F. Nationalism in Foreign Policy: The Monroe Doctrine
1. When Spain’s colonies in Latin America rose in rebellion, the US responded favorably toward the new nations. In Europe, however, the ruling classes feared that rebellion might prove contagious, and France was encouraged to squelch Spain’s rebellious colonies and, perhaps, to keep them for France. Neither Great Britain nor the US would tolerate French involvement in Latin American affairs, and England asked the US to cooperate in preventing it.

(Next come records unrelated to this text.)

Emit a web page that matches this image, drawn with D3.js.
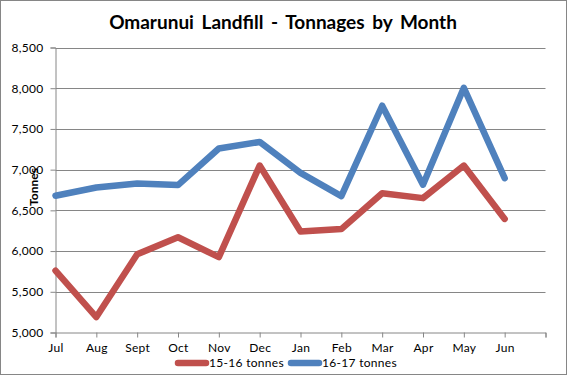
<!DOCTYPE html>
<html><head><meta charset="utf-8">
<script src="https://cdn.jsdelivr.net/npm/d3@7"></script>
<style>
body{margin:0;background:#fff;}
svg text{font-family:Lato,"Open Sans",sans-serif;}
</style></head>
<body><svg id="c" width="567" height="375"></svg>
<script>
const months = ["Jul","Aug","Sept","Oct","Nov","Dec","Jan","Feb","Mar","Apr","May","Jun"];
const yTicks = [5000,5500,6000,6500,7000,7500,8000,8500];
const s1516 = [5760,5190,5960,6170,5925,7050,6240,6270,6710,6650,7050,6395];
const s1617 = [6680,6780,6830,6810,7260,7340,6960,6675,7785,6815,8005,6895];
const seriesNames = ["15-16 tonnes","16-17 tonnes"];
const colors = ["#C0504D","#4F81BD"];

const svg = d3.select("#c");
svg.append("rect").attr("x",0.5).attr("y",0.5).attr("width",566).attr("height",374)
  .attr("fill","#fff").attr("stroke","#868686");

const x = d3.scaleLinear().domain([0,12]).range([55.5,545.5]);
const y = d3.scaleLinear().domain([5000,8500]).range([332.5,47.5]);

// gridlines
svg.append("g").selectAll("line").data(yTicks.slice(1)).join("line")
  .attr("x1",55.5).attr("x2",545.5).attr("y1",d=>Math.round(y(d))+0.5).attr("y2",d=>Math.round(y(d))+0.5)
  .attr("stroke","#868686").attr("stroke-width",1);

// y axis
const ya = svg.append("g").attr("transform","translate(55.5,0)")
  .call(d3.axisLeft(y).tickValues(yTicks).tickSize(5).tickPadding(7).tickFormat(d3.format(",")));
ya.select(".domain").attr("stroke","#868686");
ya.selectAll(".tick line").attr("stroke","#868686");
ya.selectAll("text").attr("font-size",12).attr("fill","#000").attr("letter-spacing","0.3px");

// x axis
const xa = svg.append("g").attr("transform","translate(0,332.5)")
  .call(d3.axisBottom(x).tickValues(d3.range(13)).tickSize(5).tickPadding(6).tickFormat(i=>months[i]||""));
xa.select(".domain").attr("stroke","#868686");
xa.selectAll(".tick line").attr("stroke","#868686");
xa.selectAll("text").attr("font-size",12).attr("fill","#000").attr("letter-spacing","0.3px");

// lines
const line = d3.line().x((d,i)=>x(i)).y(d=>y(d));
[s1516,s1617].forEach((s,k)=>{
  svg.append("path").datum(s).attr("d",line).attr("fill","none")
    .attr("stroke",colors[k]).attr("stroke-width",6.5)
    .attr("stroke-linejoin","round").attr("stroke-linecap","round");
});

// title
svg.append("text").attr("x",283).attr("y",29).attr("text-anchor","middle")
  .attr("font-size",19).attr("font-weight","bold").attr("fill","#000")
  .attr("word-spacing","3px")
  .text("Omarunui  Landfill - Tonnages  by Month");

// y title
svg.append("text").attr("transform","translate(38,187) rotate(-90)")
  .attr("text-anchor","middle").attr("font-size",12).attr("font-weight","bold").attr("fill","#000")
  .text("Tonnes");

// legend
const lg = svg.append("g");
const lx = [178,291];
seriesNames.forEach((n,k)=>{
  lg.append("line").attr("x1",lx[k]).attr("x2",lx[k]+28).attr("y1",363).attr("y2",363)
    .attr("stroke",colors[k]).attr("stroke-width",6.5).attr("stroke-linecap","round");
  lg.append("text").attr("x",lx[k]+31).attr("y",367).attr("font-size",12).attr("fill","#000")
    .attr("letter-spacing","0.3px").text(n);
});
</script></body></html>
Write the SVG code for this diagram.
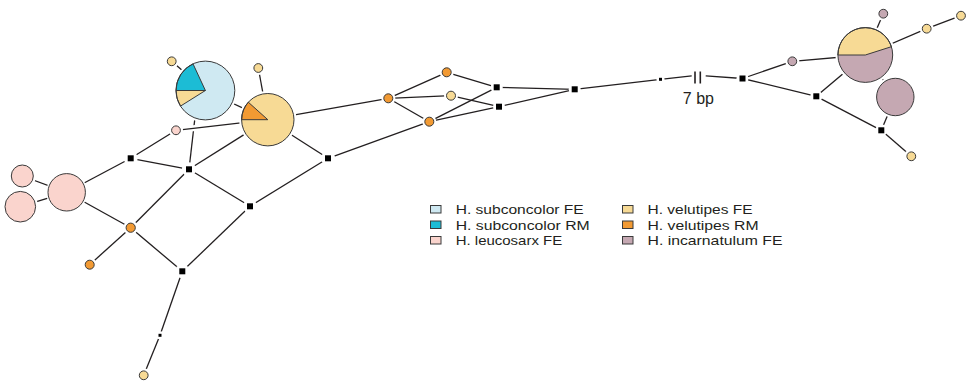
<svg xmlns="http://www.w3.org/2000/svg" width="966" height="381" viewBox="0 0 966 381">
<style>
.e{stroke:#231f20;stroke-width:1.3;fill:none;stroke-linecap:butt}
.cas{stroke:#fff;stroke-width:6;fill:none}
.h{fill:#fff}
.nd{stroke:#3a3a3a;stroke-width:1}
.sf{fill:#cfe9f2}.sr{fill:#1cbcd5}.lf{fill:#fad4cd}.vf{fill:#f7da95}.vr{fill:#f29a33}.if{fill:#c5a8b2}
.sq{fill:#000}
.ol{fill:none;stroke:#3a3a3a;stroke-width:1}
.t{font-family:"Liberation Sans",Arial,sans-serif;font-size:13.4px;fill:#231f20}
</style>
<rect width="966" height="381" fill="#fff"/>
<g id="connectors">
<line class="e" x1="22.3" y1="176" x2="66.7" y2="192.3"/>
<line class="e" x1="20.3" y1="206.7" x2="66.7" y2="192.3"/>
<line class="e" x1="66.7" y1="192.3" x2="130.7" y2="158.3"/>
<line class="e" x1="66.7" y1="192.3" x2="130.7" y2="227.7"/>
<line class="e" x1="130.7" y1="158.3" x2="176" y2="130.3"/>
<line class="e" x1="130.7" y1="158.3" x2="189" y2="169.3"/>
<line class="e" x1="189" y1="169.3" x2="197" y2="100"/>
<line class="cas" x1="176" y1="130.3" x2="267.8" y2="119.7"/>
<line class="e" x1="176" y1="130.3" x2="267.8" y2="119.7"/>
<line class="e" x1="189" y1="169.3" x2="267.8" y2="119.7"/>
<line class="e" x1="189" y1="169.3" x2="130.7" y2="227.7"/>
<line class="e" x1="189" y1="169.3" x2="250" y2="206.3"/>
<line class="e" x1="171.7" y1="61.3" x2="205.4" y2="90.5"/>
<line class="e" x1="258.3" y1="68" x2="267.8" y2="119.7"/>
<line class="e" x1="205.4" y1="90.5" x2="267.8" y2="119.7"/>
<line class="e" x1="267.8" y1="119.7" x2="328" y2="158.3"/>
<line class="e" x1="267.8" y1="119.7" x2="388.3" y2="98.3"/>
<line class="e" x1="328" y1="158.3" x2="250" y2="206.3"/>
<line class="e" x1="328" y1="158.3" x2="429.3" y2="121.7"/>
<line class="e" x1="250" y1="206.3" x2="182.3" y2="271.3"/>
<line class="e" x1="130.7" y1="227.7" x2="182.3" y2="271.3"/>
<line class="e" x1="130.7" y1="227.7" x2="89.7" y2="264.7"/>
<line class="e" x1="182.3" y1="271.3" x2="160" y2="335.3"/>
<line class="e" x1="160" y1="335.3" x2="143.7" y2="375.3"/>
<line class="e" x1="388.3" y1="98.3" x2="446.7" y2="72.3"/>
<line class="e" x1="388.3" y1="98.3" x2="451" y2="95.7"/>
<line class="e" x1="388.3" y1="98.3" x2="429.3" y2="121.7"/>
<line class="e" x1="446.7" y1="72.3" x2="496.7" y2="87.3"/>
<line class="e" x1="451" y1="95.7" x2="499" y2="106.7"/>
<line class="e" x1="429.3" y1="121.7" x2="496.7" y2="87.3"/>
<line class="e" x1="429.3" y1="121.7" x2="499" y2="106.7"/>
<line class="e" x1="496.7" y1="87.3" x2="574.7" y2="89.3"/>
<line class="e" x1="499" y1="106.7" x2="574.7" y2="89.3"/>
<line class="e" x1="574.7" y1="89.3" x2="660.5" y2="79.3"/>
<line class="e" x1="660.5" y1="79.3" x2="691.7" y2="75.8"/>
<line class="e" x1="705.7" y1="75.8" x2="742.5" y2="78.5"/>
<line class="e" x1="695" y1="71.5" x2="695" y2="83.5" style="stroke-width:1.6"/>
<line class="e" x1="700.3" y1="71.5" x2="700.3" y2="83.5" style="stroke-width:1.6"/>
<line class="e" x1="742.5" y1="78.5" x2="792.3" y2="61.3"/>
<line class="e" x1="742.5" y1="78.5" x2="816.3" y2="96.3"/>
<line class="e" x1="792.3" y1="61.3" x2="865.3" y2="55"/>
<line class="e" x1="816.3" y1="96.3" x2="865.3" y2="55"/>
<line class="e" x1="816.3" y1="96.3" x2="881.3" y2="130.3"/>
<line class="e" x1="881.3" y1="130.3" x2="895.3" y2="97"/>
<line class="e" x1="881.3" y1="130.3" x2="911.3" y2="156.3"/>
<line class="e" x1="865.3" y1="55" x2="883.3" y2="13.7"/>
<line class="e" x1="865.3" y1="55" x2="926.7" y2="28.7"/>
<line class="e" x1="926.7" y1="28.7" x2="961" y2="15.7"/>
<line class="e" x1="865.3" y1="55" x2="895.3" y2="97"/>
</g>
<g id="label-7bp"><text class="t" x="682.8" y="104" style="font-size:16px">7 bp</text></g>
<g id="P1"><circle class="h" cx="22.3" cy="176" r="13.5"/><circle class="nd lf" cx="22.3" cy="176" r="11"/></g>
<g id="P2"><circle class="h" cx="20.3" cy="206.7" r="17.8"/><circle class="nd lf" cx="20.3" cy="206.7" r="15.3"/></g>
<g id="P3"><circle class="h" cx="66.7" cy="192.3" r="20.5"/><circle class="nd lf" cx="66.7" cy="192.3" r="18.7"/></g>
<g id="pieA">
<circle class="h" cx="205.4" cy="90.5" r="31.9"/>
<circle class="sf" cx="205.4" cy="90.5" r="29.4"/>
<path class="nd sr" d="M205.4,90.5 L176,90.5 A29.4,29.4 0 0 1 193,63.85 Z"/>
<path class="nd vf" d="M205.4,90.5 L180.5,106.1 A29.4,29.4 0 0 1 176,90.5 Z"/>
<circle class="ol" cx="205.4" cy="90.5" r="29.4"/>
</g>
<g id="pieB">
<circle class="h" cx="267.8" cy="119.7" r="28.7"/>
<circle class="vf" cx="267.8" cy="119.7" r="26.2"/>
<path class="nd vr" d="M267.8,119.7 L241.6,119.7 A26.2,26.2 0 0 1 248.3,102.2 Z"/>
<circle class="ol" cx="267.8" cy="119.7" r="26.2"/>
</g>
<g id="pieC">
<circle class="h" cx="865.3" cy="55" r="29.9"/>
<circle class="if" cx="865.3" cy="55" r="27.4"/>
<path class="nd vf" d="M865.3,55 L837.9,55 A27.4,27.4 0 0 1 891.4,46.7 Z"/>
<circle class="ol" cx="865.3" cy="55" r="27.4"/>
</g>
<g id="M3"><circle class="h" cx="895.3" cy="97" r="21.2"/><circle class="nd if" cx="895.3" cy="97" r="18.7"/></g>
<g id="y1"><circle class="h" cx="171.7" cy="61.3" r="7"/><circle class="nd vf" cx="171.7" cy="61.3" r="4.4"/></g>
<g id="y2"><circle class="h" cx="258.3" cy="68" r="7"/><circle class="nd vf" cx="258.3" cy="68" r="4.4"/></g>
<g id="p1"><circle class="h" cx="176" cy="130.3" r="7"/><circle class="nd lf" cx="176" cy="130.3" r="4.4"/></g>
<g id="o1"><circle class="h" cx="130.7" cy="227.7" r="7.2"/><circle class="nd vr" cx="130.7" cy="227.7" r="4.6"/></g>
<g id="o2"><circle class="h" cx="89.7" cy="264.7" r="7"/><circle class="nd vr" cx="89.7" cy="264.7" r="4.5"/></g>
<g id="y3"><circle class="h" cx="143.7" cy="375.3" r="7"/><circle class="nd vf" cx="143.7" cy="375.3" r="4.4"/></g>
<g id="o3"><circle class="h" cx="388.3" cy="98.3" r="7"/><circle class="nd vr" cx="388.3" cy="98.3" r="4.5"/></g>
<g id="o4"><circle class="h" cx="446.7" cy="72.3" r="7"/><circle class="nd vr" cx="446.7" cy="72.3" r="4.5"/></g>
<g id="y4"><circle class="h" cx="451" cy="95.7" r="7"/><circle class="nd vf" cx="451" cy="95.7" r="4.5"/></g>
<g id="o5"><circle class="h" cx="429.3" cy="121.7" r="7"/><circle class="nd vr" cx="429.3" cy="121.7" r="4.5"/></g>
<g id="m1"><circle class="h" cx="792.3" cy="61.3" r="7"/><circle class="nd if" cx="792.3" cy="61.3" r="4.4"/></g>
<g id="m2"><circle class="h" cx="883.3" cy="13.7" r="7"/><circle class="nd if" cx="883.3" cy="13.7" r="4.4"/></g>
<g id="y5"><circle class="h" cx="926.7" cy="28.7" r="7"/><circle class="nd vf" cx="926.7" cy="28.7" r="4.4"/></g>
<g id="y6"><circle class="h" cx="961" cy="15.7" r="7"/><circle class="nd vf" cx="961" cy="15.7" r="4.4"/></g>
<g id="y7"><circle class="h" cx="911.3" cy="156.3" r="7"/><circle class="nd vf" cx="911.3" cy="156.3" r="4.4"/></g>
<g id="s1"><circle class="h" cx="130.7" cy="158.3" r="7"/><rect class="sq" x="127.7" y="155.3" width="6" height="6"/></g>
<g id="s2"><circle class="h" cx="189" cy="169.3" r="7"/><rect class="sq" x="186" y="166.3" width="6" height="6"/></g>
<g id="s3"><circle class="h" cx="328" cy="158.3" r="7"/><rect class="sq" x="325" y="155.3" width="6" height="6"/></g>
<g id="s4"><circle class="h" cx="250" cy="206.3" r="7"/><rect class="sq" x="247" y="203.3" width="6" height="6"/></g>
<g id="s5"><circle class="h" cx="182.3" cy="271.3" r="7"/><rect class="sq" x="179.3" y="268.3" width="6" height="6"/></g>
<g id="s6"><circle class="h" cx="496.7" cy="87.3" r="6"/><rect class="sq" x="493.7" y="84.3" width="6" height="6"/></g>
<g id="s7"><circle class="h" cx="499" cy="106.7" r="6"/><rect class="sq" x="496" y="103.7" width="6" height="6"/></g>
<g id="s8"><circle class="h" cx="574.7" cy="89.3" r="6"/><rect class="sq" x="571.7" y="86.3" width="6" height="6"/></g>
<g id="s9"><circle class="h" cx="742.5" cy="78.5" r="6"/><rect class="sq" x="739.5" y="75.5" width="6" height="6"/></g>
<g id="s10"><circle class="h" cx="816.3" cy="96.3" r="6"/><rect class="sq" x="813.3" y="93.3" width="6" height="6"/></g>
<g id="s11"><circle class="h" cx="881.3" cy="130.3" r="6"/><rect class="sq" x="878.3" y="127.3" width="6" height="6"/></g>
<g id="t1"><circle class="h" cx="160" cy="335.3" r="4"/><rect class="sq" x="158.5" y="333.8" width="3" height="3"/></g>
<g id="t2"><circle class="h" cx="660.5" cy="79.3" r="4"/><rect class="sq" x="659" y="77.8" width="3" height="3"/></g>
<g id="legend">
<rect class="nd sf" x="430.5" y="205.5" width="10.5" height="7.5"/>
<text class="t" x="455.7" y="214" textLength="128" lengthAdjust="spacingAndGlyphs">H. subconcolor FE</text>
<rect class="nd sr" x="430.5" y="221" width="10.5" height="7.5"/>
<text class="t" x="455.7" y="229.5" textLength="134" lengthAdjust="spacingAndGlyphs">H. subconcolor RM</text>
<rect class="nd lf" x="430.5" y="236.5" width="10.5" height="7.5"/>
<text class="t" x="455.7" y="245" textLength="106.5" lengthAdjust="spacingAndGlyphs">H. leucosarx FE</text>
<rect class="nd vf" x="622.5" y="205.5" width="10.5" height="7.5"/>
<text class="t" x="647.5" y="214" textLength="105" lengthAdjust="spacingAndGlyphs">H. velutipes FE</text>
<rect class="nd vr" x="622.5" y="221" width="10.5" height="7.5"/>
<text class="t" x="647.5" y="229.5" textLength="111" lengthAdjust="spacingAndGlyphs">H. velutipes RM</text>
<rect class="nd if" x="622.5" y="236.5" width="10.5" height="7.5"/>
<text class="t" x="647.5" y="245" textLength="135" lengthAdjust="spacingAndGlyphs">H. incarnatulum FE</text>
</g>
</svg>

2. John Quincy Adams (President Monroe’s Secretary of State) persuaded President Monroe that the US alone should guarantee the independence of Mexico and the states in South and Central America. In 1823, Monroe issued the Monroe Doctrine, warning European nations to stay out of the Western Hemisphere. The Monroe Doctrine had no real effect when it was first proclaimed, but indicated America’s growing self-confidence. In promising not to interfere in European internal affairs, America detached itself from worldwide struggles against tyranny and betrayed part of its revolutionary heritage.
3. The shift of American focus from Europe to national affairs was one of the important themes of the period following the War of 1812.
G. Adams and the End of the Era of Good Feelings
1. President Monroe supported John Quincy Adams to succeed him. It seemed a good choice. Adams was an intelligent person with a keen interest in scientific progress. His first loyalty was to the nation rather than any section. He was, however, a “gentleman” in an age of rising democracy and a nationalist in an age of growing sectionalism. He nearly lost the election of 1824, and his term in office was bound to be a failure. The “era of good feelings” could not last in a society of so many contending interests.